Nengi Omuku

    Nengi Omuku is a Nigerian artist who completed her BA and MA at the Slade School of Fine
    Art, University College London. She has had solo and group exhibitions in the UK, the U.S.A
    and Nigeria, and now lives and works in Nigeria. Her artistic practice has won her
    scholarships and awards, including the British Council CHOGM art award, presented by
    HRH Queen Elisabeth II.
    Her approach to painting is as a documentation of events that unfold around her; a
    moment-by- moment embodiment of a non-linear narrative that is translated onto a surface.
    Her work functions as a metaphor alluding to wider themes, one of which is difference:
    between the sexes, as well as presumed racial differences. She asks, ‘How do we react when
    we encounter one another?’ Fear or understand, beckon or flee.

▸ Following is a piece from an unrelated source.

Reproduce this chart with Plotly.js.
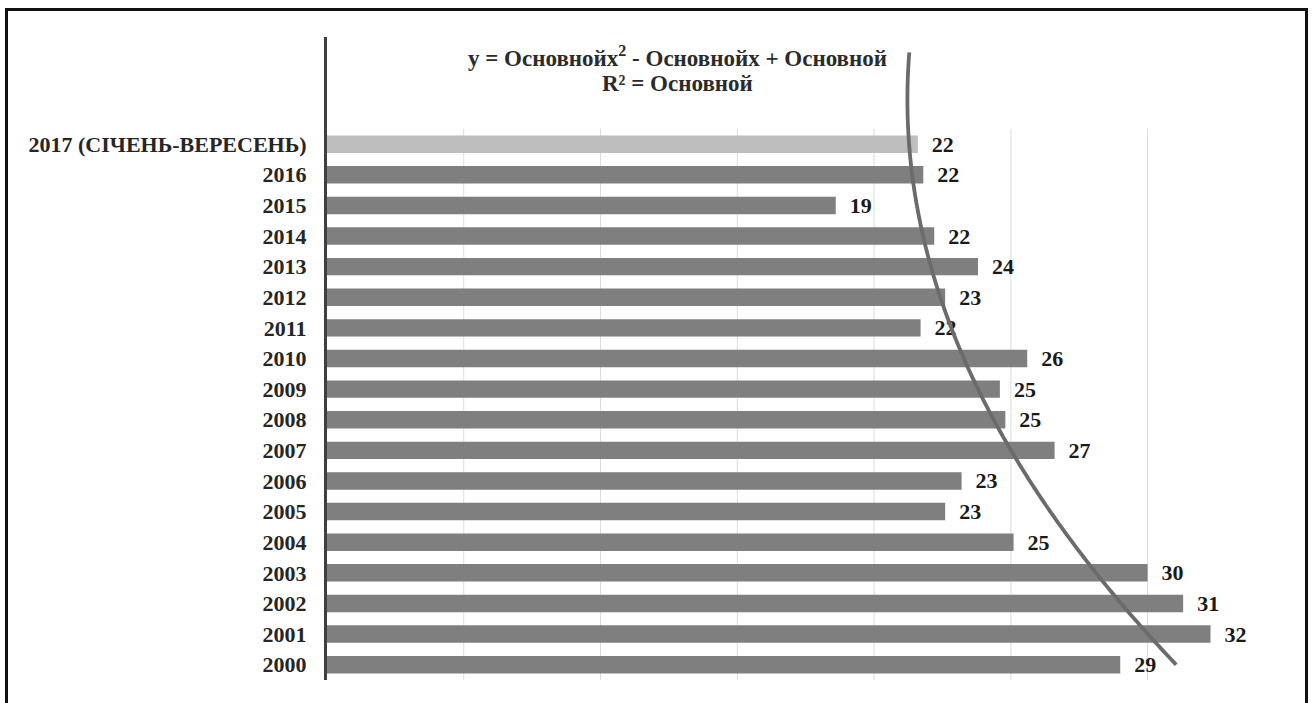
<!DOCTYPE html>
<html>
<head>
<meta charset="utf-8">
<script src="https://cdn.plot.ly/plotly-3.0.1.min.js"></script>
<style>
  html, body { margin: 0; padding: 0; background: #ffffff; overflow: hidden; }
  #chart { width: 1314px; height: 703px; position: absolute; left: 0; top: 0; }
  #frame { position: absolute; left: 5px; top: 8px; width: 1303px; height: 720px;
           border: 3px solid #111; box-sizing: border-box; pointer-events: none; }
</style>
</head>
<body>
<div id="chart"></div>
<div id="frame"></div>
<script>
// Categories from bottom (2000) to top (2017 Jan-Sep)
const categories = ["2000", "2001", "2002", "2003", "2004", "2005", "2006", "2007", "2008",
                    "2009", "2010", "2011", "2012", "2013", "2014", "2015", "2016",
                    "2017 (СІЧЕНЬ-ВЕРЕСЕНЬ)"];
const values = [29.0, 32.3, 31.3, 30.0, 25.1, 22.6, 23.2, 26.6, 24.8,
                24.6, 25.6, 21.7, 22.6, 23.8, 22.2, 18.6, 21.8, 21.6];
const highlightCategory = "2017 (СІЧЕНЬ-ВЕРЕСЕНЬ)";
const forecastPeriods = 3;
const gridStep = 5;
const equationLine = "y = Основнойx<sup>2</sup> - Основнойx + Основной";
const r2Line = "R² = Основной";

const idx = categories.map((c, i) => i + 1);
const barColors = categories.map(c => c === highlightCategory ? "#bebebe" : "#7f7f7f");

// Polynomial (order 2) least-squares trendline on category index
function polyFit2(xs, ys) {
  let s = [0, 0, 0, 0, 0], t = [0, 0, 0];
  for (let k = 0; k < xs.length; k++) {
    const x = xs[k], y = ys[k];
    let p = 1;
    for (let j = 0; j < 5; j++) { s[j] += p; if (j < 3) t[j] += p * y; p *= x; }
  }
  const A = [[s[0], s[1], s[2], t[0]], [s[1], s[2], s[3], t[1]], [s[2], s[3], s[4], t[2]]];
  for (let i = 0; i < 3; i++) {
    let piv = i;
    for (let r = i + 1; r < 3; r++) if (Math.abs(A[r][i]) > Math.abs(A[piv][i])) piv = r;
    [A[i], A[piv]] = [A[piv], A[i]];
    for (let r = 0; r < 3; r++) {
      if (r === i) continue;
      const f = A[r][i] / A[i][i];
      for (let c = i; c < 4; c++) A[r][c] -= f * A[i][c];
    }
  }
  return [A[0][3] / A[0][0], A[1][3] / A[1][1], A[2][3] / A[2][2]];
}
const coef = polyFit2(idx, values);
const trendY = [], trendX = [];
const tStart = 1, tEnd = categories.length + forecastPeriods;
for (let k = 0; k <= 200; k++) {
  const ti = tStart + (tEnd - tStart) * k / 200;
  trendY.push(ti);
  trendX.push(coef[0] + coef[1] * ti + coef[2] * ti * ti);
}

// Vertical gridlines only across the category band
const gridShapes = [];
const maxVal = Math.max(...values);
for (let g = gridStep; g <= maxVal; g += gridStep) {
  gridShapes.push({
    type: "line", xref: "x", yref: "y", layer: "below",
    x0: g, x1: g, y0: 0.5, y1: categories.length + 0.5,
    line: { color: "#dcdcdc", width: 1 }
  });
}

const serif = "Liberation Serif, Times New Roman, serif";

const bars = {
  type: "bar",
  orientation: "h",
  y: idx,
  x: values,
  marker: { color: barColors, line: { width: 0 } },
  width: 0.57,
  texttemplate: "\u00a0\u00a0%{x:.0f}",
  textposition: "outside",
  constraintext: "none",
  cliponaxis: false,
  textfont: { family: serif, size: 22, color: "#1a1a1a", weight: "bold" },
  hoverinfo: "skip",
  showlegend: false
};

const trend = {
  type: "scatter",
  mode: "lines",
  x: trendX,
  y: trendY,
  line: { color: "#6b6b6b", width: 3.8, shape: "spline" },
  hoverinfo: "skip",
  showlegend: false,
  cliponaxis: false
};

const layout = {
  width: 1314,
  height: 703,
  margin: { l: 327, r: 57, t: 37, b: 23 },
  paper_bgcolor: "rgba(0,0,0,0)",
  plot_bgcolor: "rgba(0,0,0,0)",
  showlegend: false,
  shapes: gridShapes,
  xaxis: {
    range: [0, 34],
    showgrid: false,
    zeroline: false,
    showline: false,
    showticklabels: false,
    ticks: "",
    fixedrange: true
  },
  yaxis: {
    range: [0.5, categories.length + forecastPeriods + 0.5],
    tickvals: idx,
    ticktext: categories,
    showgrid: false,
    zeroline: false,
    showline: true,
    linecolor: "#3f3f3f",
    linewidth: 3,
    ticks: "",
    ticklabelstandoff: 13,
    tickfont: { family: serif, size: 22, color: "#262626", weight: "bold" },
    fixedrange: true
  },
  annotations: [
    {
      xref: "paper", yref: "paper",
      x: 0.377, y: 0.969,
      xanchor: "center", yanchor: "middle",
      text: equationLine,
      showarrow: false,
      font: { family: serif, size: 23, color: "#2b2b2b", weight: "bold" }
    },
    {
      xref: "paper", yref: "paper",
      x: 0.377, y: 0.928,
      xanchor: "center", yanchor: "middle",
      text: r2Line,
      showarrow: false,
      font: { family: serif, size: 23, color: "#2b2b2b", weight: "bold" }
    }
  ]
};

Plotly.newPlot("chart", [bars, trend], layout, { displayModeBar: false, staticPlot: true });
</script>
</body>
</html>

    Her work shows colored anthropomorphic forms, which stand in contrast to the scape they
    inhabit. They are based on the supposition that the human figure can be transformed from
    its present reality; that things can look and be otherwise. It is her desire to convey, through
    drawings and paintings, presences floating through active spaces, presences that have the
    aspiration of becoming events in their own right. She also questions the encounter – what
    happens when different forms meet in the scape the bodies inhabit.